The character may be from an old book (Ezra Winfield, by Charlotte Anne Mountbank), and speaking in a regional dialect, but you can understand right away the situation and may even get the image.
A chendle is, or first was, a kind – or a state – of a candle. There are many people who don’t know that candles burn wax: “Where does the wax from dripless candles go?” was for a short time some drip’s idea of a head-scratcher challenge. The answer, of course, is that it all burns. Wax is the fuel; the wick just gives it a point of ignition. A dripless candle is designed so that the burn rate matches the fuel supply quite neatly, and often there’s harder wax on the outside to cup the softer wax in the middle. Most candles are less carefully made, and a chendle’s flaw is an excess of wax – or at least a poor shaping of it. It is not like Edna St. Vincent Millay’s candle burning at both ends, which will not last the night but gives a lovely light; this is a candle that burns at one end only, but melts the wax around it faster than it can burn it – and, rather than seeing the excess run down the sides, candle-in-bottle style, pools it around the wick and drowns in it.
But one doesn’t usually hear or see drowning candles referred to as chendles now. When chendle is used at all, it’s a term for a kind of person. We are the wicks for our own passions, and we need the fuel for them in just the right measure; some people are so enthusiastically good at something that they get more and more of it to do, until at last they burn out from a surfeit of the thing that had kept them going. People who organize other people’s lives and events – teachers, producers, project managers – seem particularly susceptible to this. It is up to the rest of us, their friends, colleagues, and family, to make sure they do not go chendle into that goodnight.
On a literal candle, a solution to the problem of a chendle is sometimes a bit of guttering – a gap that allows the pooled wax to drain away – though if it drains too much it may deprive the wick of enough fuel to continue.
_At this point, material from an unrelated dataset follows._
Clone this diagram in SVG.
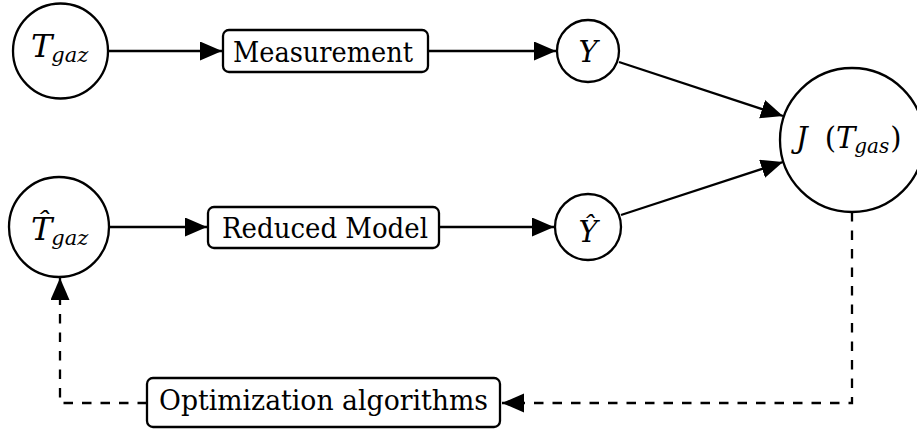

For human chendles, guttering may or may not be a solution, but they do sometimes end up in the gutter, or at least their vocabulary might (which can be good for stress relief).
The word chendle is quite evidently related to candle, and is apparently influenced by a regional accent. But it may actually be an imitation of a different region’s accent – just as a person may wish to imply something about a thing by imitating a distinctive accent (“It’s rawther nice”; “Where’d you get the knoife?”), it’s not impossible that chendle arose some centuries ago in one part of England mocking another part’s pronunciation of candle, as though to imply that candles from that other place were unwisely made.
Not impossible, but not the case. This is another new old word: I just made it up for you now, complete with spurious etymology (and fake book by fake author). But do you know another word for what it names? I didn’t think so. Let’s keep the flame going for this one.